While this isn't a new exercise, I'd be remiss if I didn't take an exercise you're already familiar with and show you new ways to make it work. Here, you'll put extra work on your inner-pec fibers, which are blasted best when your hands are close together. Choose a weight you can do for about 10-12 reps, and get ready for 4 tough sets of pec-deck flyes.

Your first set should be done normally for 10 reps. On the second, hold the peak contraction for a second—a full second!—on every rep. On the third set, do a full-range rep and then a very short partial, allowing the handles to go only as wide as your shoulders. (Both of these count together as a single rep, often called one-and-a-halfs.)

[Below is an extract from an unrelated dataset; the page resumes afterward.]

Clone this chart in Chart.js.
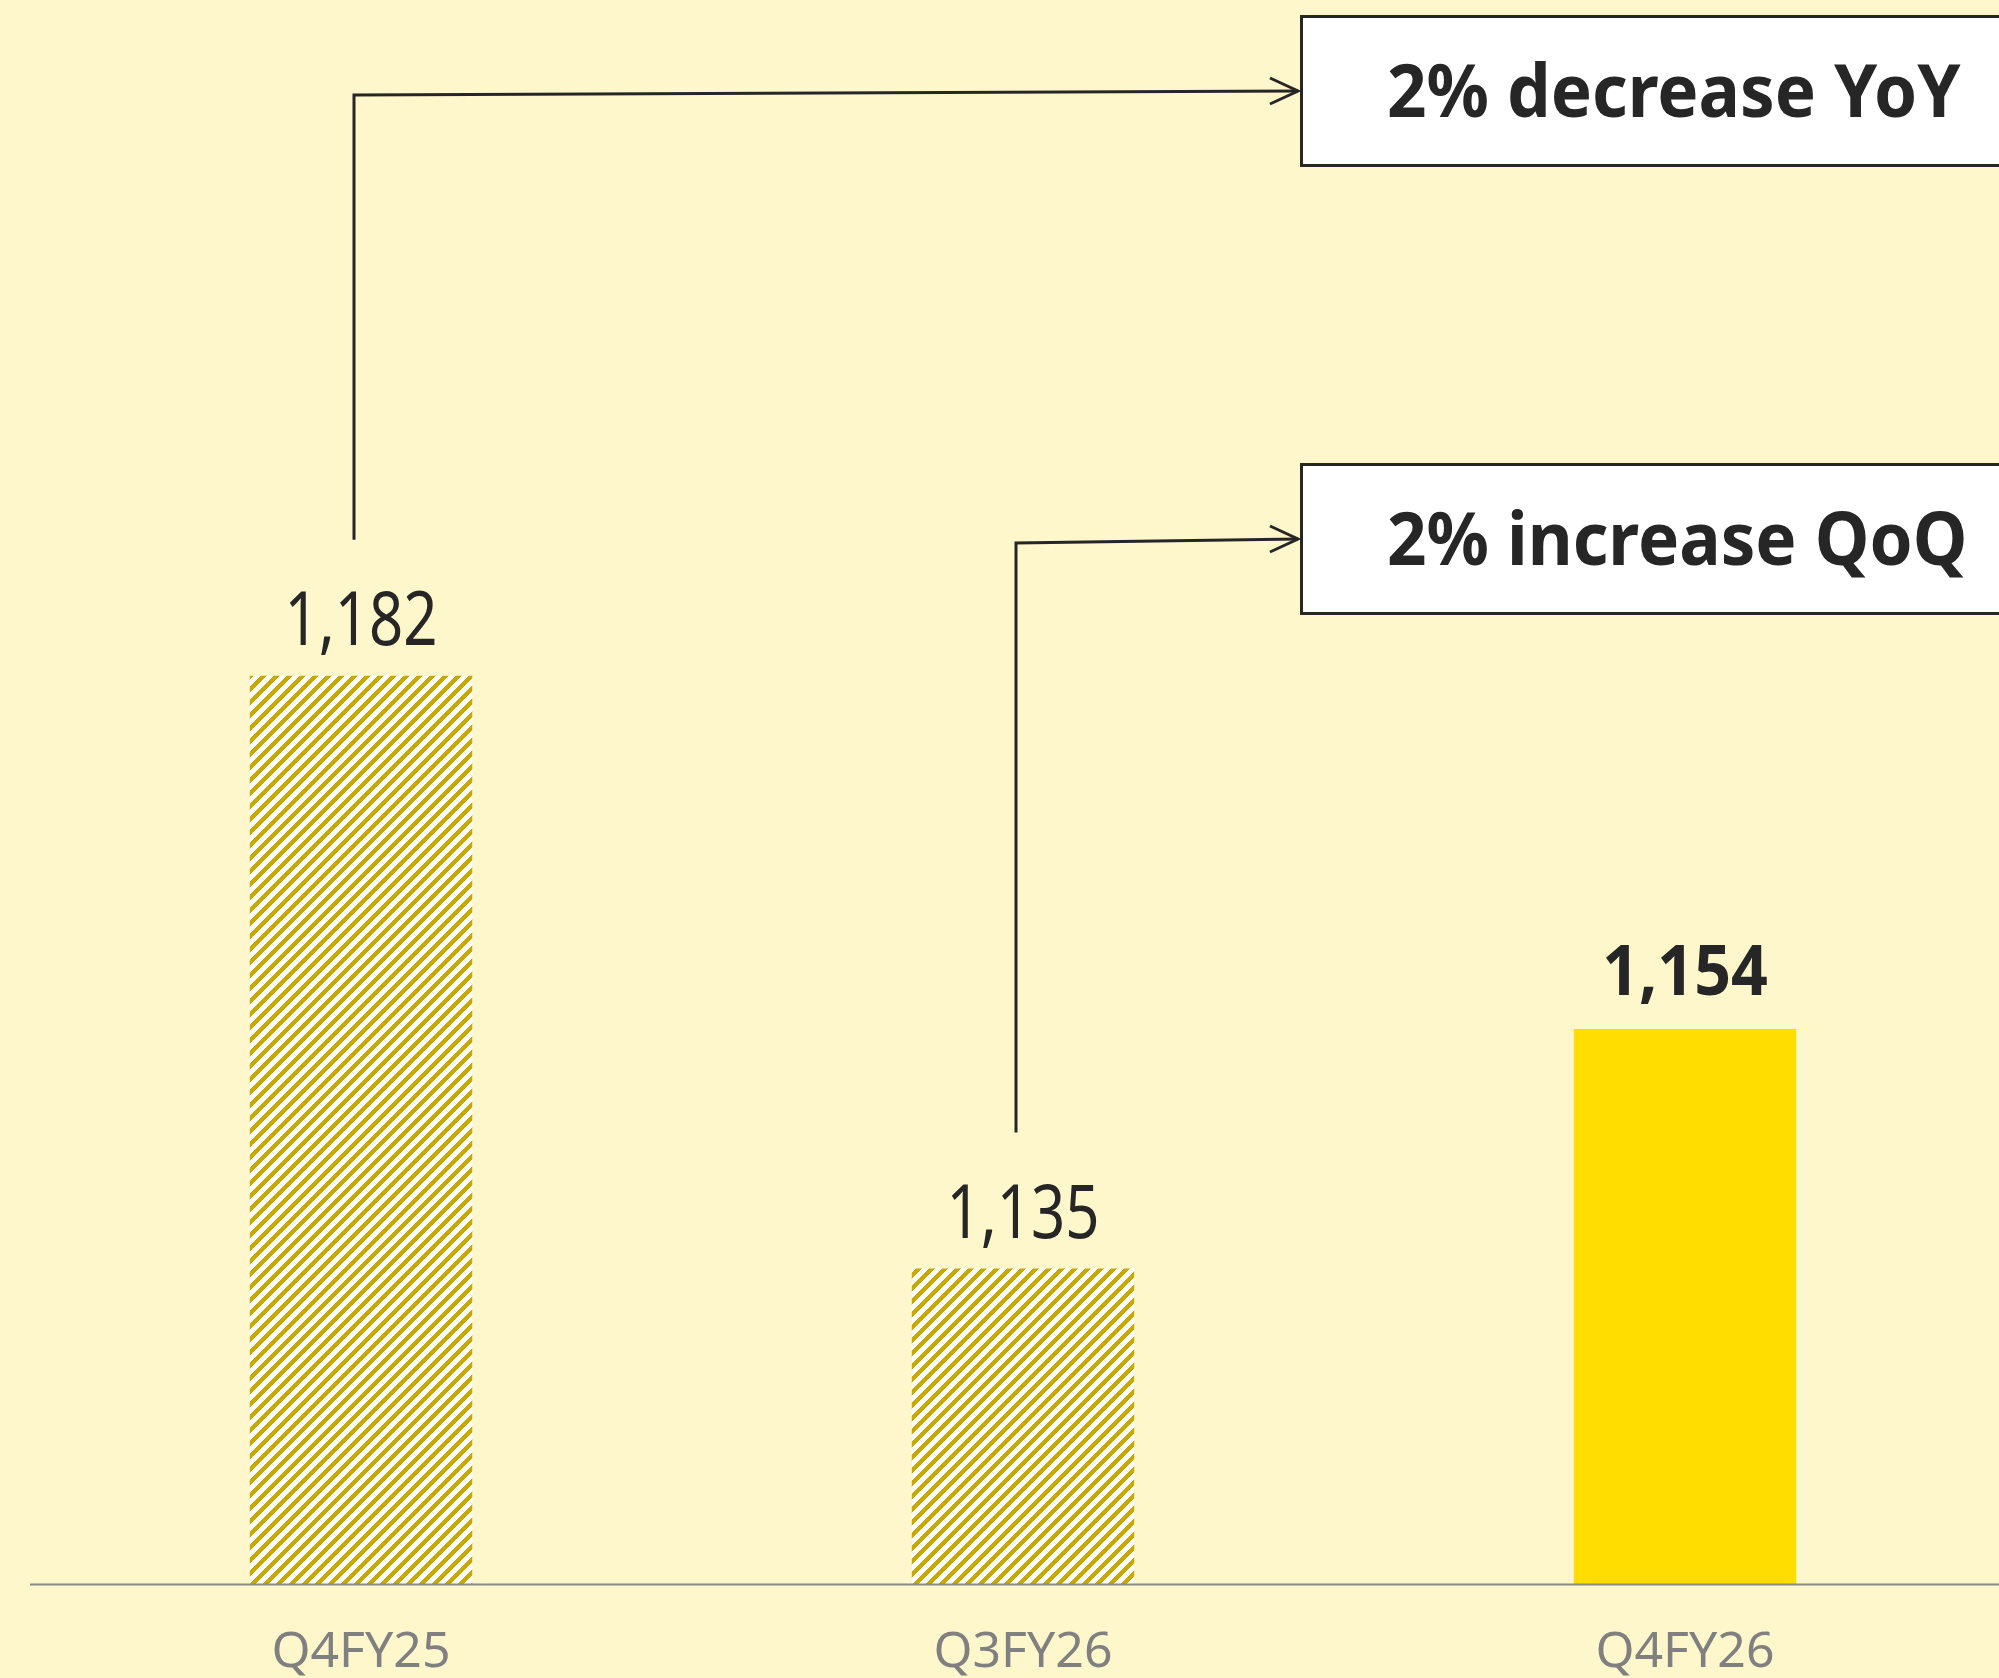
<!DOCTYPE html>
<html lang="en">
<head>
    <meta charset="UTF-8">
    <title>Quarterly comparison</title>
    <script src="https://cdn.jsdelivr.net/npm/chart.js"></script>
    <style>
        html, body {
            margin: 0;
            padding: 0;
            overflow: hidden;
            background: #fff7cc;
        }
        #wrap {
            width: 2016px;
            height: 1678px;
        }
    </style>
</head>
<body>
    <div id="wrap">
        <canvas id="qChart"></canvas>
    </div>

    <script>
        // chart data
        const categories = ['Q4FY25', 'Q3FY26', 'Q4FY26'];
        const values = [1182, 1135, 1154];
        const highlight = [false, false, true];

        // callouts: text and the bar the arrow starts from
        const calloutTexts = ['2% decrease YoY', '2% increase QoQ'];
        const calloutFrom = [0, 1];

        const INK = '#262626';

        // crisp diagonal stripes, gold on white
        function hatchPattern(ctx) {
            const s = 13, w = 6;
            const c = document.createElement('canvas');
            c.width = s;
            c.height = s;
            const p = c.getContext('2d');
            const img = p.createImageData(s, s);
            for (let y = 0; y < s; y++) {
                for (let x = 0; x < s; x++) {
                    const i = (y * s + x) * 4;
                    const gold = (x + y) % s < w;
                    img.data[i] = gold ? 0xc9 : 255;
                    img.data[i + 1] = gold ? 0xa8 : 255;
                    img.data[i + 2] = gold ? 0x00 : 255;
                    img.data[i + 3] = 255;
                }
            }
            p.putImageData(img, 0, 0);
            return ctx.createPattern(c, 'repeat');
        }

        function drawText(ctx, txt, x, y, font, sx, align) {
            ctx.save();
            ctx.font = font;
            ctx.fillStyle = INK;
            ctx.textAlign = align;
            ctx.textBaseline = 'alphabetic';
            ctx.translate(x, y);
            ctx.scale(sx, 1);
            ctx.fillText(txt, 0, 0);
            ctx.restore();
        }

        const annotations = {
            id: 'annotations',
            afterDatasetsDraw(chart) {
                const ctx = chart.ctx;
                const area = chart.chartArea;
                const bars = chart.getDatasetMeta(0).data;

                // baseline
                ctx.save();
                ctx.strokeStyle = '#888888';
                ctx.lineWidth = 2;
                ctx.beginPath();
                ctx.moveTo(area.left, area.bottom + 0.5);
                ctx.lineTo(chart.width, area.bottom + 0.5);
                ctx.stroke();
                ctx.restore();

                // value labels
                bars.forEach((bar, i) => {
                    if (highlight[i]) {
                        drawText(ctx, values[i].toLocaleString('en-US'), bar.x, bar.y - 34,
                            'bold 70px "Noto Sans"', 0.92, 'center');
                    } else {
                        drawText(ctx, values[i].toLocaleString('en-US'), bar.x, bar.y - 31,
                            '74px "Noto Sans"', 0.81, 'center');
                    }
                });

                // callout boxes with arrows
                const boxLeft = 1300;
                const boxH = 152;
                const boxTops = [15, 463];
                calloutTexts.forEach((txt, k) => {
                    const bar = bars[calloutFrom[k]];
                    const top = boxTops[k];
                    const mid = top + boxH / 2;
                    const lx = bar.x - 7;
                    const ly = bar.y - 136;

                    ctx.save();
                    ctx.strokeStyle = INK;
                    ctx.lineWidth = 3;
                    ctx.lineJoin = 'miter';
                    ctx.beginPath();
                    ctx.moveTo(lx, ly);
                    ctx.lineTo(lx, mid + 4);
                    ctx.lineTo(boxLeft - 2, mid);
                    ctx.stroke();
                    ctx.beginPath();
                    ctx.moveTo(boxLeft - 30, mid - 13);
                    ctx.lineTo(boxLeft - 2, mid);
                    ctx.lineTo(boxLeft - 30, mid + 13);
                    ctx.stroke();

                    ctx.fillStyle = '#ffffff';
                    ctx.fillRect(boxLeft, top, chart.width, boxH);
                    ctx.strokeRect(boxLeft + 1.5, top + 1.5, chart.width, boxH - 3);
                    ctx.restore();

                    drawText(ctx, txt, 1387, mid + 26, 'bold 74px "Noto Sans"', 0.935, 'left');
                });
            }
        };

        const ctx = document.getElementById('qChart').getContext('2d');
        const hatch = hatchPattern(ctx);

        new Chart(ctx, {
            type: 'bar',
            data: {
                labels: categories,
                datasets: [{
                    data: values,
                    backgroundColor: highlight.map(h => h ? '#ffdd00' : hatch),
                    borderWidth: 0,
                    barPercentage: 0.336,
                    categoryPercentage: 1
                }]
            },
            options: {
                responsive: true,
                maintainAspectRatio: false,
                animation: false,
                layout: {
                    padding: { left: 30, top: 7, right: 0, bottom: 0 }
                },
                plugins: {
                    legend: { display: false },
                    tooltip: { enabled: false }
                },
                scales: {
                    x: {
                        grid: { display: false },
                        border: { display: false },
                        ticks: {
                            color: '#808080',
                            font: { family: 'Noto Sans', size: 50 },
                            padding: 31
                        },
                        afterFit(scale) {
                            scale.height = 94;
                        }
                    },
                    y: {
                        display: false,
                        min: 1110,
                        max: 1235
                    }
                }
            },
            plugins: [annotations]
        });
    </script>
</body>
</html>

Do your last with 10 reps just like your first set, and then do as many short partials as you possibly can, continuing on to 20, 25, or even 30 partials to really burn those inner-pec fibers.

Poston's Pro Training Tip

"With machine flyes, your elbows are locked in the slightly bent position, so it's easier to maintain form so you don't end up pressing the weights," says Poston. "Just make sure you set the bench so your hands, elbows, and shoulders are in the same horizontal plane, and be sure not to drop your elbows as you execute the move."

About This Move

The dumbbell pull-over is an uncommon but effective single-joint movement for the chest. The change here is that you do the movement lying on the incline bench rather than across a flat bench, putting more emphasis on the chest—and less on your lats—than you'd get the traditional way.

Set an incline bench to about 45 degrees and lie back squarely on it, holding the upper plate of a dumbbell with both hands wrapped around the handle. Hold the weight at arm's length overhead, keeping your arms as straight as possible during the move.

Allow the weight to pull your arms behind you, stretching your pecs, while keeping your glutes and shoulders against the bench. Smoothly reverse direction by contracting your pecs, bringing the weight directly over your chest.

Poston's Pro Training Tip

"Do this as a finishing exercise on chest day," says Poston. "On your last rep, hold your arms extended for a full count of five and squeeze your chest hard to really finish with a pump!"